A duty to promote the success of the company may seem like an obvious task for a director.
However, it brings with it a number of implications.
Board decisions can only be justified by the best interests of the company, not on the basis of what works best for anyone else, such as particular executives, shareholders or other business entities. But directors should be broad minded in the way that they evaluate those interests – paying regard to other stakeholders rather than adopting a narrow financial perspective.
The third major duty requires directors to exercise independent judgement. Directors are meant to develop their own informed view on the company’s activities.
Directors should not be delegates who simply implement the commands of other parties (such as major shareholders). Nor should they avoid their responsibility to make independent decisions by relying on the knowledge or judgement of other directors or experts.
A director needs to form their own view, and this may require some effort – especially if they are not already familiar with key aspects of the company’s activities.
Exercise reasonable care, skill and diligence
The benchmark is that of a reasonably diligent person with the general knowledge, skill and experience that could reasonably be expected from a person carrying out the director’s functions. Also, directors with specific professional training or skills (such as a lawyer or accountant) are held to a higher standard in related issues than less qualified colleagues.
Conflicts of interest and personal benefits
If situations arise which impose multiple claims on a director’s attention or loyalty, it is essential that they disclose them to fellow board members. It will then be up to the other non-conflicted board members (or the shareholders, in some cases) to decide how to manage or approve the conflict and maintain the integrity of the board’s decision-making process.
Examples of conflicts of interest include situations where the director has relationships of a business or personal nature with persons or entities that are affected by the company’s activities. It could also relate to situations where the director may be considering taking advantage, on a personal basis, of property, information or opportunity which belongs to the company.

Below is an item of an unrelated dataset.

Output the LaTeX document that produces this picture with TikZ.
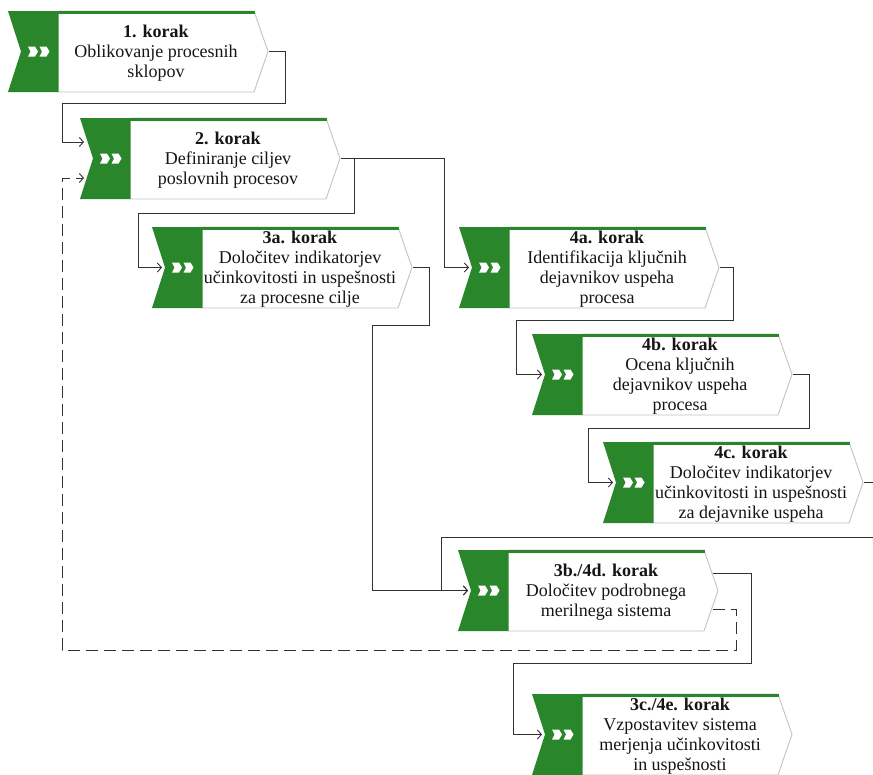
\documentclass[tikz,border=0pt]{standalone}
\usepackage{fontspec}
\setmainfont{Liberation Serif}
\usetikzlibrary{arrows.meta}
\definecolor{kgreen}{RGB}{42,134,42}
\definecolor{kgray}{RGB}{195,195,195}
\definecolor{kline}{RGB}{50,50,50}
\definecolor{ktext}{RGB}{25,20,20}
\tikzset{
  steptext/.style={font={\fontsize{18}{20}\selectfont}, text=ktext, align=center, inner sep=0pt},
  conn/.style={draw=kline, line width=0.9pt, -{Straight Barb[length=4pt,width=9pt]}},
  dashconn/.style={conn, dash pattern=on 12pt off 6pt},
  chev/.style={fill=white, draw=none}
}
\newcommand\korak[4]{%
  \begin{scope}[shift={(#2,#3)}]
    \filldraw[fill=white, draw=kgray, line width=0.9pt] (50,0) -- (246,0) -- (260,40.5) -- (246,81) -- (50,81);
    \draw[kgreen, line width=3pt] (50,1.5) -- (246.5,1.5);
    \fill[kgreen] (0,0) -- (50.5,0) -- (50.5,81) -- (0,81) -- (13,40.5) -- cycle;
    \fill[chev] (20,35.5) -- (27,35.5) -- (30,40.5) -- (27,45.5) -- (20,45.5) -- (22.5,40.5) -- cycle;
    \fill[chev] (31.5,35.5) -- (38.5,35.5) -- (41.5,40.5) -- (38.5,45.5) -- (31.5,45.5) -- (34,40.5) -- cycle;
    \node[steptext] (#1) at (148,42.5) {#4};
    \coordinate (#1-out) at (261,40.5);
    \coordinate (#1-outA) at (255,23);
    \coordinate (#1-outB) at (255,59);
    \coordinate (#1-in) at (10,40.5);
    \coordinate (#1-inA) at (4,24);
    \coordinate (#1-inB) at (4,60);
  \end{scope}}
\begin{document}
\begin{tikzpicture}[x=1pt, y=-1pt]
\useasboundingbox (0,0) rectangle (873,774);
\clip (0,0) rectangle (873,774);
\fill[white] (0,0) rectangle (873,774);

\korak{s1}{8}{11}{\textbf{1. korak}\\Oblikovanje procesnih\\sklopov}
\korak{s2}{80}{118}{\textbf{2. korak}\\Definiranje ciljev\\poslovnih procesov}
\korak{s3a}{152}{227}{\textbf{3a. korak}\\Določitev indikatorjev\\učinkovitosti in uspešnosti\\za procesne cilje}
\korak{s4a}{459}{227}{\textbf{4a. korak}\\Identifikacija ključnih\\dejavnikov uspeha\\procesa}
\korak{s4b}{532}{334}{\textbf{4b. korak}\\Ocena ključnih\\dejavnikov uspeha\\procesa}
\korak{s4c}{603}{442}{\textbf{4c. korak}\\Določitev indikatorjev\\učinkovitosti in uspešnosti\\za dejavnike uspeha}
\korak{s3b}{458}{550}{\textbf{3b./4d. korak}\\Določitev podrobnega\\merilnega sistema}
\korak{s3c}{532}{694}{\textbf{3c./4e. korak}\\Vzpostavitev sistema\\merjenja učinkovitosti\\in uspešnosti}

% connectors
\draw[conn] (s1-out) -| (285,103) -| (62,142) -- (s2-inA);
\draw[dashconn] (s3b-outB) -| (736,650) -| (62,178) -- (s2-inB);
\draw[conn] (s2-out) -| (354,213) -| (138,267.5) -- (s3a-in);
\draw[conn] (s2-out) -| (444,267.5) -- (s4a-in);
\draw[conn] (s3a-out) -| (429,325) -| (372,590.5) -- (s3b-in);
\draw[conn] (s4a-out) -| (733,320) -| (516,374.5) -- (s4b-in);
\draw[conn] (s4b-out) -| (809,428) -| (588,482.5) -- (s4c-in);
\draw[conn] (s4c-out) -| (890,537) -| (441,590.5) -- (s3b-in);
\draw[conn] (s3b-outA) -| (751,663) -| (513,734.5) -- (s3c-in);
\end{tikzpicture}
\end{document}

Gifts or benefits from third parties are also a potential threat to a director’s objectivity. Most importantly, directors have a statutory duty to disclose any direct or indirect interest in proposed or existing transactions or arrangements with the company.
Keeping a record
How can a director prove they’ve fulfilled these legal duties? One of the important purposes of the minutes of board meetings is to provide a record of the board’s decision-making process.